Rick Santorum Announces Second Presidential Bid Joining an Already Crowded Republican Field

Rick Santorum speaks to supporters during a campaign stop during 2012 election.  

Photo by Mark Hirsch/Getty Images

Former Pennsylvania Sen. Rick Santorum announced on Wednesday he’s giving running for president another shot, after winning 11 states during the 2012 GOP nomination battle before succumbing to Mitt Romney. The 57-year-old evangelical conservative has found support in the past from the Republican party’s socially conservative base but has never quite been able to move voters—and contributors—beyond that core to threaten for the nomination.

Santorum is hoping he can build upon his 2012 showing, but the former senator is entering an already crowded Republican field with double-digit candidates and a trio of like-minded conservatives in Texas Sen. Ted Cruz, former Arkansas Gov. Mike Huckabee, and neurosurgeon Ben Carson, who all need to capture the same bloc of voters in order to be competitive.

“Mr. Santorum hopes outreach to lower-income Americans, combined with his base of support among evangelical Christians and the party’s most conservative voters, will propel him ahead of better-funded candidates with establishment backing,” the Wall Street Journal reports. “The strategy builds on his 2012 bid as a lunch-bucket conservative with a populist economic tone and a focus on social issues, an image that appealed to voters who felt eventual nominee Mitt Romney was insufficiently conservative.”

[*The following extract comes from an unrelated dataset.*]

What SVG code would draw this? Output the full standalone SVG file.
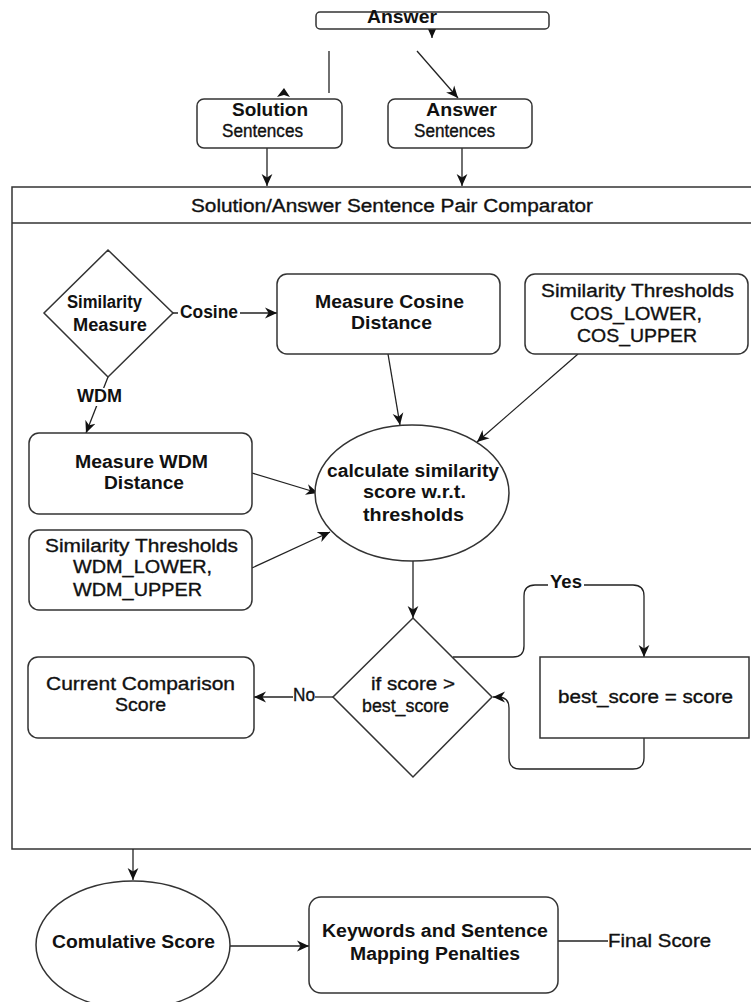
<svg xmlns="http://www.w3.org/2000/svg" width="751" height="1002" viewBox="0 0 751 1002">
<style>
.box{fill:#fff;stroke:#333;stroke-width:1.5}
.ln{fill:none;stroke:#222;stroke-width:1.3}
.t{font-family:"Liberation Sans",Arial,sans-serif;font-size:18px;fill:#111;stroke:#111;stroke-width:0.35;text-anchor:middle}
.b{font-weight:bold;stroke-width:0}
.lbl{fill:#fff;stroke:none}
</style>
<defs>
<marker id="ah" markerUnits="userSpaceOnUse" markerWidth="12" markerHeight="12" viewBox="0 0 10 10" refX="10" refY="5" orient="auto">
<path d="M0,0.5 L10,5 L0,9.5 L3,5 Z" fill="#111"/>
</marker>
</defs>
<rect width="751" height="1002" fill="#fff"/>

<g id="container">
<rect class="box" x="12" y="187" width="745" height="662"/>
<line x1="12" y1="223" x2="751" y2="223" stroke="#333" stroke-width="1.5"/>
<text class="t" x="392" y="212" font-size="19" textLength="402" lengthAdjust="spacingAndGlyphs">Solution/Answer Sentence Pair Comparator</text>
</g>

<g id="connectors">
<line class="ln" x1="432" y1="28" x2="432" y2="38" marker-end="url(#ah)"/>
<line class="ln" x1="329" y1="51" x2="329" y2="93"/>
<path d="M284,88 L290,97 L284,95 L277,97 Z" fill="#111"/>
<line class="ln" x1="417" y1="51" x2="458" y2="98" marker-end="url(#ah)"/>
<line class="ln" x1="267" y1="148" x2="267" y2="186" marker-end="url(#ah)"/>
<line class="ln" x1="462" y1="148" x2="462" y2="186" marker-end="url(#ah)"/>
<line class="ln" x1="173" y1="313" x2="277" y2="313" marker-end="url(#ah)"/>
<line class="ln" x1="108" y1="377" x2="86" y2="433" marker-end="url(#ah)"/>
<line class="ln" x1="388" y1="354" x2="400" y2="425" marker-end="url(#ah)"/>
<line class="ln" x1="578" y1="354" x2="477" y2="442" marker-end="url(#ah)"/>
<line class="ln" x1="252" y1="473" x2="318" y2="493" marker-end="url(#ah)"/>
<line class="ln" x1="252" y1="568" x2="330" y2="532" marker-end="url(#ah)"/>
<line class="ln" x1="413" y1="561" x2="413" y2="618" marker-end="url(#ah)"/>
<path class="ln" d="M453,657 L513,657 Q524,657 524,646 L524,596 Q524,585 535,585 L633,585 Q644,585 644,596 L644,657" marker-end="url(#ah)"/>
<path class="ln" d="M644,738 L644,758 Q644,769 633,769 L520,769 Q509,769 509,758 L509,708 Q509,697 498,697 L493,697" marker-end="url(#ah)"/>
<line class="ln" x1="315" y1="697" x2="333" y2="697" stroke="#999"/>
<line class="ln" x1="293" y1="697" x2="254" y2="697" marker-end="url(#ah)"/>
<line class="ln" x1="133" y1="849" x2="133" y2="880" marker-end="url(#ah)"/>
<line class="ln" x1="230" y1="946" x2="309" y2="946" marker-end="url(#ah)"/>
<line class="ln" x1="548" y1="941" x2="608" y2="941"/>
<rect class="lbl" x="178" y="304" width="62" height="18"/>
<text class="t b" x="209" y="318" font-size="16" textLength="58" lengthAdjust="spacingAndGlyphs">Cosine</text>
<rect class="lbl" x="75" y="388" width="49" height="18"/>
<text class="t b" x="99.5" y="402" font-size="16" textLength="45" lengthAdjust="spacingAndGlyphs">WDM</text>
<rect class="lbl" x="548" y="575" width="36" height="17"/>
<text class="t b" x="566" y="588" font-size="16" textLength="32" lengthAdjust="spacingAndGlyphs">Yes</text>
<text class="t" x="304" y="701" font-size="16" textLength="22" lengthAdjust="spacingAndGlyphs">No</text>
<text class="t" x="659.5" y="947" textLength="103" lengthAdjust="spacingAndGlyphs">Final Score</text>
</g>

<g id="answer">
<rect class="box" x="316" y="12" width="233" height="17" rx="4"/>
<text class="t b" x="402" y="23" font-size="14" textLength="70" lengthAdjust="spacingAndGlyphs">Answer</text>
</g>

<g id="solution-sentences">
<rect class="box" x="197" y="99" width="145" height="49" rx="7"/>
<text class="t b" x="270" y="116" textLength="76" lengthAdjust="spacingAndGlyphs">Solution</text>
<text class="t" x="262.5" y="137" font-size="17" textLength="81" lengthAdjust="spacingAndGlyphs">Sentences</text>
</g>

<g id="answer-sentences">
<rect class="box" x="388" y="99" width="144" height="49" rx="7"/>
<text class="t b" x="461.5" y="116" textLength="71" lengthAdjust="spacingAndGlyphs">Answer</text>
<text class="t" x="454.5" y="137" font-size="17" textLength="81" lengthAdjust="spacingAndGlyphs">Sentences</text>
</g>

<g id="similarity-measure">
<polygon class="box" points="108,250 173,313 108,377 44,313"/>
<text class="t b" x="104.5" y="308" font-size="17" textLength="75" lengthAdjust="spacingAndGlyphs">Similarity</text>
<text class="t b" x="110" y="331" font-size="17" textLength="74" lengthAdjust="spacingAndGlyphs">Measure</text>
</g>

<g id="measure-cosine">
<rect class="box" x="277" y="274" width="223" height="80" rx="10"/>
<text class="t b" x="389.5" y="308" textLength="149" lengthAdjust="spacingAndGlyphs">Measure Cosine</text>
<text class="t b" x="391.5" y="329" textLength="81" lengthAdjust="spacingAndGlyphs">Distance</text>
</g>

<g id="cos-thresholds">
<rect class="box" x="525" y="274" width="223" height="80" rx="10"/>
<text class="t" x="637.5" y="297" textLength="193" lengthAdjust="spacingAndGlyphs">Similarity Thresholds</text>
<text class="t" x="636" y="320" textLength="132" lengthAdjust="spacingAndGlyphs">COS_LOWER,</text>
<text class="t" x="637" y="342" textLength="120" lengthAdjust="spacingAndGlyphs">COS_UPPER</text>
</g>

<g id="measure-wdm">
<rect class="box" x="29" y="433" width="223" height="81" rx="10"/>
<text class="t b" x="141.5" y="468" textLength="133" lengthAdjust="spacingAndGlyphs">Measure WDM</text>
<text class="t b" x="144" y="489" textLength="80" lengthAdjust="spacingAndGlyphs">Distance</text>
</g>

<g id="wdm-thresholds">
<rect class="box" x="29" y="530" width="223" height="80" rx="10"/>
<text class="t" x="141.5" y="552" textLength="193" lengthAdjust="spacingAndGlyphs">Similarity Thresholds</text>
<text class="t" x="142.5" y="573" textLength="139" lengthAdjust="spacingAndGlyphs">WDM_LOWER,</text>
<text class="t" x="137.5" y="596" textLength="129" lengthAdjust="spacingAndGlyphs">WDM_UPPER</text>
</g>

<g id="calculate-similarity">
<ellipse class="box" cx="412" cy="493" rx="97" ry="68"/>
<text class="t b" x="413" y="477" textLength="172" lengthAdjust="spacingAndGlyphs">calculate similarity</text>
<text class="t b" x="414.5" y="498" textLength="103" lengthAdjust="spacingAndGlyphs">score w.r.t.</text>
<text class="t b" x="413.5" y="521" textLength="101" lengthAdjust="spacingAndGlyphs">thresholds</text>
</g>

<g id="if-score">
<polygon class="box" points="413,618 492,697 413,777 333,697"/>
<text class="t" x="413" y="690" textLength="84" lengthAdjust="spacingAndGlyphs">if score &gt;</text>
<text class="t" x="405.5" y="712" font-size="17" textLength="87" lengthAdjust="spacingAndGlyphs">best_score</text>
</g>

<g id="best-score">
<rect class="box" x="540" y="657" width="209" height="81"/>
<text class="t" x="645.5" y="703" textLength="175" lengthAdjust="spacingAndGlyphs">best_score = score</text>
</g>

<g id="current-comparison">
<rect class="box" x="28" y="657" width="226" height="81" rx="10"/>
<text class="t" x="140.5" y="690" textLength="189" lengthAdjust="spacingAndGlyphs">Current Comparison</text>
<text class="t" x="140.5" y="711" textLength="51" lengthAdjust="spacingAndGlyphs">Score</text>
</g>

<g id="comulative-score">
<ellipse class="box" cx="133" cy="945" rx="97" ry="64"/>
<text class="t b" x="133.5" y="948" font-size="17" textLength="163" lengthAdjust="spacingAndGlyphs">Comulative Score</text>
</g>

<g id="keywords-penalties">
<rect class="box" x="309" y="897" width="249" height="96" rx="12"/>
<text class="t b" x="435" y="937" font-size="17" textLength="226" lengthAdjust="spacingAndGlyphs">Keywords and Sentence</text>
<text class="t b" x="435" y="960" font-size="17" textLength="170" lengthAdjust="spacingAndGlyphs">Mapping Penalties</text>
</g>
</svg>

Santorum’s first challenge is going to be entrenching himself in the top 10 in GOP polling. Last week, Fox News, which hosts the first primary-season Republican debate, announced it would cap the number of participants at 10 to avoid potentially having to squeeze 20-odd podiums on stage. Polling earlier this month showed the two-term senator with just a percentage point or two of support, just enough to put him in 10th among likely Republican candidates.